**DATA EXTRACT:**
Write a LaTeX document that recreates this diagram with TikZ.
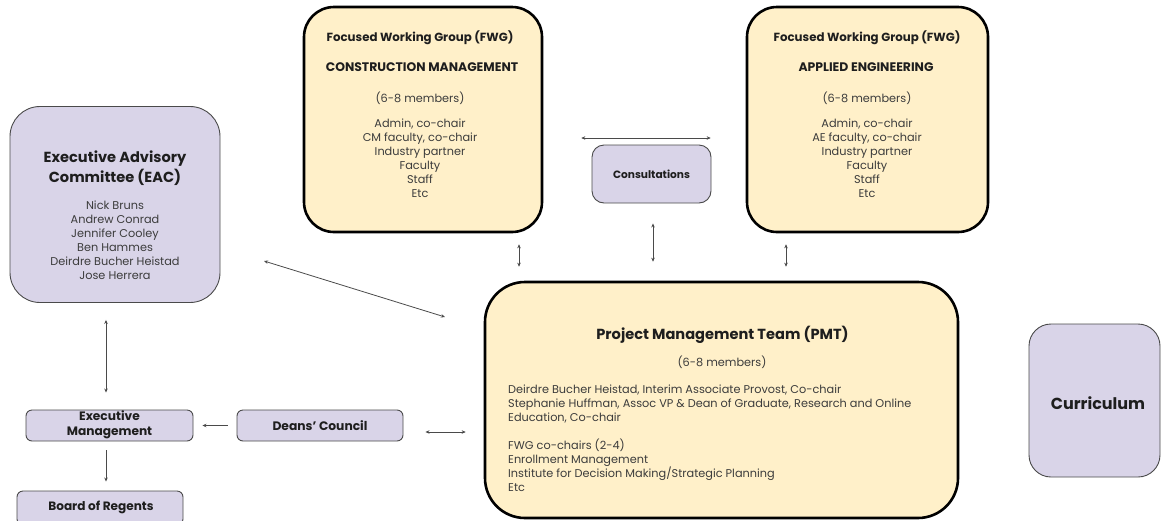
\documentclass[tikz,border=0pt]{standalone}
\usepackage{fontspec}
\setmainfont{Poppins}
\usetikzlibrary{arrows.meta}
\definecolor{lav}{HTML}{D9D4E8}
\definecolor{sand}{HTML}{FFF0C9}
\definecolor{ink}{HTML}{1E1E1E}
\definecolor{body}{HTML}{3C3C3C}
\definecolor{edge}{HTML}{4A4A4A}

\begin{document}
\begin{tikzpicture}[x=1pt,y=-1pt,
  lavbox/.style={draw=edge, line width=0.9pt, fill=lav, inner sep=0},
  sandbox/.style={draw=black, line width=2.6pt, fill=sand, inner sep=0},
  head/.style={font=\bfseries\fontsize{11.8}{14}\selectfont, text=ink, align=center, inner sep=0},
  caps/.style={font=\bfseries\fontsize{12.4}{14}\selectfont, text=ink, align=center, inner sep=0},
  bighead/.style={font=\bfseries\fontsize{14.6}{20}\selectfont, text=ink, align=center, inner sep=0},
  txt/.style={font=\fontsize{11.3}{14}\selectfont, text=body, align=center, inner sep=0},
  tip/.tip={Stealth[length=4pt,width=3.5pt]},
  link/.style={draw=edge, line width=0.8pt, tip-tip},
  onelink/.style={draw=edge, line width=0.8pt, -tip},
]
\useasboundingbox (0,0) rectangle (1162,520);

% ---- boxes ----
\node[lavbox, rounded corners=30, minimum width=210, minimum height=196] (eac) at (115,204.5) {};
\node[sandbox, rounded corners=30, minimum width=238, minimum height=225] (cm) at (423,119.5) {};
\node[sandbox, rounded corners=30, minimum width=241, minimum height=225] (ae) at (867.5,119.5) {};
\node[lavbox, rounded corners=12, minimum width=119, minimum height=58] (cons) at (651.5,174) {};
\node[sandbox, rounded corners=40, minimum width=473, minimum height=236] (pmt) at (721.5,400) {};
\node[lavbox, rounded corners=22, minimum width=131, minimum height=153] (cur) at (1094.5,400.5) {};
\node[lavbox, rounded corners=6, minimum width=167, minimum height=31] (em) at (109.5,425.5) {};
\node[lavbox, rounded corners=6, minimum width=166, minimum height=31] (dc) at (320,425.5) {};
\node[lavbox, rounded corners=6, minimum width=166, minimum height=34] (bor) at (100,508) {};

% ---- texts ----
\node[bighead, anchor=north] (eacT) at (115,151) {Executive Advisory\\Committee (EAC)};
\node[txt, anchor=north] (eacL) at (115,201) {Nick Bruns\\Andrew Conrad\\Jennifer Cooley\\Ben Hammes\\Deirdre Bucher Heistad\\Jose Herrera};

\node[head, anchor=north] (cmT) at (420,31) {Focused Working Group (FWG)};
\node[caps, anchor=north] (cmS) at (422,62) {CONSTRUCTION MANAGEMENT};
\node[txt, anchor=north] (cmN) at (420,92) {(6-8 members)};
\node[txt, anchor=north] (cmL) at (420,119) {Admin, co-chair\\CM faculty, co-chair\\Industry partner\\Faculty\\Staff\\Etc};

\node[head, anchor=north] (aeT) at (867,31) {Focused Working Group (FWG)};
\node[caps, anchor=north] (aeS) at (866,62) {APPLIED ENGINEERING};
\node[txt, anchor=north] (aeN) at (867,92) {(6-8 members)};
\node[txt, anchor=north] (aeL) at (867,119) {Admin, co-chair\\AE faculty, co-chair\\Industry partner\\Faculty\\Staff\\Etc};

\node[head, font=\bfseries\fontsize{10.6}{14}\selectfont] (consT) at (cons) {Consultations};

\node[bighead, anchor=north] (pmtT) at (722.5,326) {Project Management Team (PMT)};
\node[txt, anchor=north] (pmtN) at (722,356) {(6-8 members)};
\node[txt, align=left, anchor=north west] (pmtL) at (508,385) {Deirdre Bucher Heistad, Interim Associate Provost, Co-chair\\
Stephanie Huffman, Assoc VP \& Dean of Graduate, Research and Online\\
Education, Co-chair\\[14pt]
FWG co-chairs (2-4)\\
Enrollment Management\\
Institute for Decision Making/Strategic Planning\\
Etc};

\node[font=\bfseries\fontsize{16}{20}\selectfont, text=ink, inner sep=0] (curT) at (1098,403) {Curriculum};
\node[head, font=\bfseries\fontsize{12.2}{15}\selectfont] (emT) at ([yshift=1]em.center) {Executive\\Management};
\node[head, font=\bfseries\fontsize{12.3}{14}\selectfont] (dcT) at (dc) {Deans' Council};
\node[head, font=\bfseries\fontsize{12.1}{14}\selectfont] (borT) at (101,507) {Board of Regents};

% ---- connectors ----
\coordinate (xcm) at (519,0);
\coordinate (xcons) at (653,0);
\coordinate (xae) at (786,0);
\coordinate (xeac) at (106,0);
\coordinate (yfwg) at (0,138);
\coordinate (ydc) at (0,432);
\coordinate (d1) at (264,261);
\coordinate (d2) at (445,317);

\draw[link, shorten <=38pt, shorten >=35pt] (cm.east |- yfwg) -- (ae.west |- yfwg);
\draw[link, shorten <=11pt, shorten >=14pt] (cm.south -| xcm) -- (pmt.north -| xcm);
\draw[link, shorten <=20pt, shorten >=19pt] (cons.south -| xcons) -- (pmt.north -| xcons);
\draw[link, shorten <=11pt, shorten >=14pt] (ae.south -| xae) -- (pmt.north -| xae);
\draw[link] (d1) -- (d2);
\draw[link, shorten <=17pt, shorten >=17pt] (eac.south -| xeac) -- (em.north -| xeac);
\draw[onelink, shorten <=9pt, shorten >=9pt] (dc.west) -- (em.east);
\draw[onelink, shorten <=9pt, shorten >=9pt] (em.south -| xeac) -- (bor.north -| xeac);
\draw[link, shorten <=22pt, shorten >=18pt] (dc.east |- ydc) -- (pmt.west |- ydc);
\end{tikzpicture}
\end{document}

**PROBLEM TO WORK ON:** Return the listing above in full and without alteration, excluding its pictures.

**FULL SOLUTION:**
Write a LaTeX document that recreates this diagram with TikZ.
\documentclass[tikz,border=0pt]{standalone}
\usepackage{fontspec}
\setmainfont{Poppins}
\usetikzlibrary{arrows.meta}
\definecolor{lav}{HTML}{D9D4E8}
\definecolor{sand}{HTML}{FFF0C9}
\definecolor{ink}{HTML}{1E1E1E}
\definecolor{body}{HTML}{3C3C3C}
\definecolor{edge}{HTML}{4A4A4A}

\begin{document}
\begin{tikzpicture}[x=1pt,y=-1pt,
  lavbox/.style={draw=edge, line width=0.9pt, fill=lav, inner sep=0},
  sandbox/.style={draw=black, line width=2.6pt, fill=sand, inner sep=0},
  head/.style={font=\bfseries\fontsize{11.8}{14}\selectfont, text=ink, align=center, inner sep=0},
  caps/.style={font=\bfseries\fontsize{12.4}{14}\selectfont, text=ink, align=center, inner sep=0},
  bighead/.style={font=\bfseries\fontsize{14.6}{20}\selectfont, text=ink, align=center, inner sep=0},
  txt/.style={font=\fontsize{11.3}{14}\selectfont, text=body, align=center, inner sep=0},
  tip/.tip={Stealth[length=4pt,width=3.5pt]},
  link/.style={draw=edge, line width=0.8pt, tip-tip},
  onelink/.style={draw=edge, line width=0.8pt, -tip},
]
\useasboundingbox (0,0) rectangle (1162,520);

% ---- boxes ----
\node[lavbox, rounded corners=30, minimum width=210, minimum height=196] (eac) at (115,204.5) {};
\node[sandbox, rounded corners=30, minimum width=238, minimum height=225] (cm) at (423,119.5) {};
\node[sandbox, rounded corners=30, minimum width=241, minimum height=225] (ae) at (867.5,119.5) {};
\node[lavbox, rounded corners=12, minimum width=119, minimum height=58] (cons) at (651.5,174) {};
\node[sandbox, rounded corners=40, minimum width=473, minimum height=236] (pmt) at (721.5,400) {};
\node[lavbox, rounded corners=22, minimum width=131, minimum height=153] (cur) at (1094.5,400.5) {};
\node[lavbox, rounded corners=6, minimum width=167, minimum height=31] (em) at (109.5,425.5) {};
\node[lavbox, rounded corners=6, minimum width=166, minimum height=31] (dc) at (320,425.5) {};
\node[lavbox, rounded corners=6, minimum width=166, minimum height=34] (bor) at (100,508) {};

% ---- texts ----
\node[bighead, anchor=north] (eacT) at (115,151) {Executive Advisory\\Committee (EAC)};
\node[txt, anchor=north] (eacL) at (115,201) {Nick Bruns\\Andrew Conrad\\Jennifer Cooley\\Ben Hammes\\Deirdre Bucher Heistad\\Jose Herrera};

\node[head, anchor=north] (cmT) at (420,31) {Focused Working Group (FWG)};
\node[caps, anchor=north] (cmS) at (422,62) {CONSTRUCTION MANAGEMENT};
\node[txt, anchor=north] (cmN) at (420,92) {(6-8 members)};
\node[txt, anchor=north] (cmL) at (420,119) {Admin, co-chair\\CM faculty, co-chair\\Industry partner\\Faculty\\Staff\\Etc};

\node[head, anchor=north] (aeT) at (867,31) {Focused Working Group (FWG)};
\node[caps, anchor=north] (aeS) at (866,62) {APPLIED ENGINEERING};
\node[txt, anchor=north] (aeN) at (867,92) {(6-8 members)};
\node[txt, anchor=north] (aeL) at (867,119) {Admin, co-chair\\AE faculty, co-chair\\Industry partner\\Faculty\\Staff\\Etc};

\node[head, font=\bfseries\fontsize{10.6}{14}\selectfont] (consT) at (cons) {Consultations};

\node[bighead, anchor=north] (pmtT) at (722.5,326) {Project Management Team (PMT)};
\node[txt, anchor=north] (pmtN) at (722,356) {(6-8 members)};
\node[txt, align=left, anchor=north west] (pmtL) at (508,385) {Deirdre Bucher Heistad, Interim Associate Provost, Co-chair\\
Stephanie Huffman, Assoc VP \& Dean of Graduate, Research and Online\\
Education, Co-chair\\[14pt]
FWG co-chairs (2-4)\\
Enrollment Management\\
Institute for Decision Making/Strategic Planning\\
Etc};

\node[font=\bfseries\fontsize{16}{20}\selectfont, text=ink, inner sep=0] (curT) at (1098,403) {Curriculum};
\node[head, font=\bfseries\fontsize{12.2}{15}\selectfont] (emT) at ([yshift=1]em.center) {Executive\\Management};
\node[head, font=\bfseries\fontsize{12.3}{14}\selectfont] (dcT) at (dc) {Deans' Council};
\node[head, font=\bfseries\fontsize{12.1}{14}\selectfont] (borT) at (101,507) {Board of Regents};

% ---- connectors ----
\coordinate (xcm) at (519,0);
\coordinate (xcons) at (653,0);
\coordinate (xae) at (786,0);
\coordinate (xeac) at (106,0);
\coordinate (yfwg) at (0,138);
\coordinate (ydc) at (0,432);
\coordinate (d1) at (264,261);
\coordinate (d2) at (445,317);

\draw[link, shorten <=38pt, shorten >=35pt] (cm.east |- yfwg) -- (ae.west |- yfwg);
\draw[link, shorten <=11pt, shorten >=14pt] (cm.south -| xcm) -- (pmt.north -| xcm);
\draw[link, shorten <=20pt, shorten >=19pt] (cons.south -| xcons) -- (pmt.north -| xcons);
\draw[link, shorten <=11pt, shorten >=14pt] (ae.south -| xae) -- (pmt.north -| xae);
\draw[link] (d1) -- (d2);
\draw[link, shorten <=17pt, shorten >=17pt] (eac.south -| xeac) -- (em.north -| xeac);
\draw[onelink, shorten <=9pt, shorten >=9pt] (dc.west) -- (em.east);
\draw[onelink, shorten <=9pt, shorten >=9pt] (em.south -| xeac) -- (bor.north -| xeac);
\draw[link, shorten <=22pt, shorten >=18pt] (dc.east |- ydc) -- (pmt.west |- ydc);
\end{tikzpicture}
\end{document}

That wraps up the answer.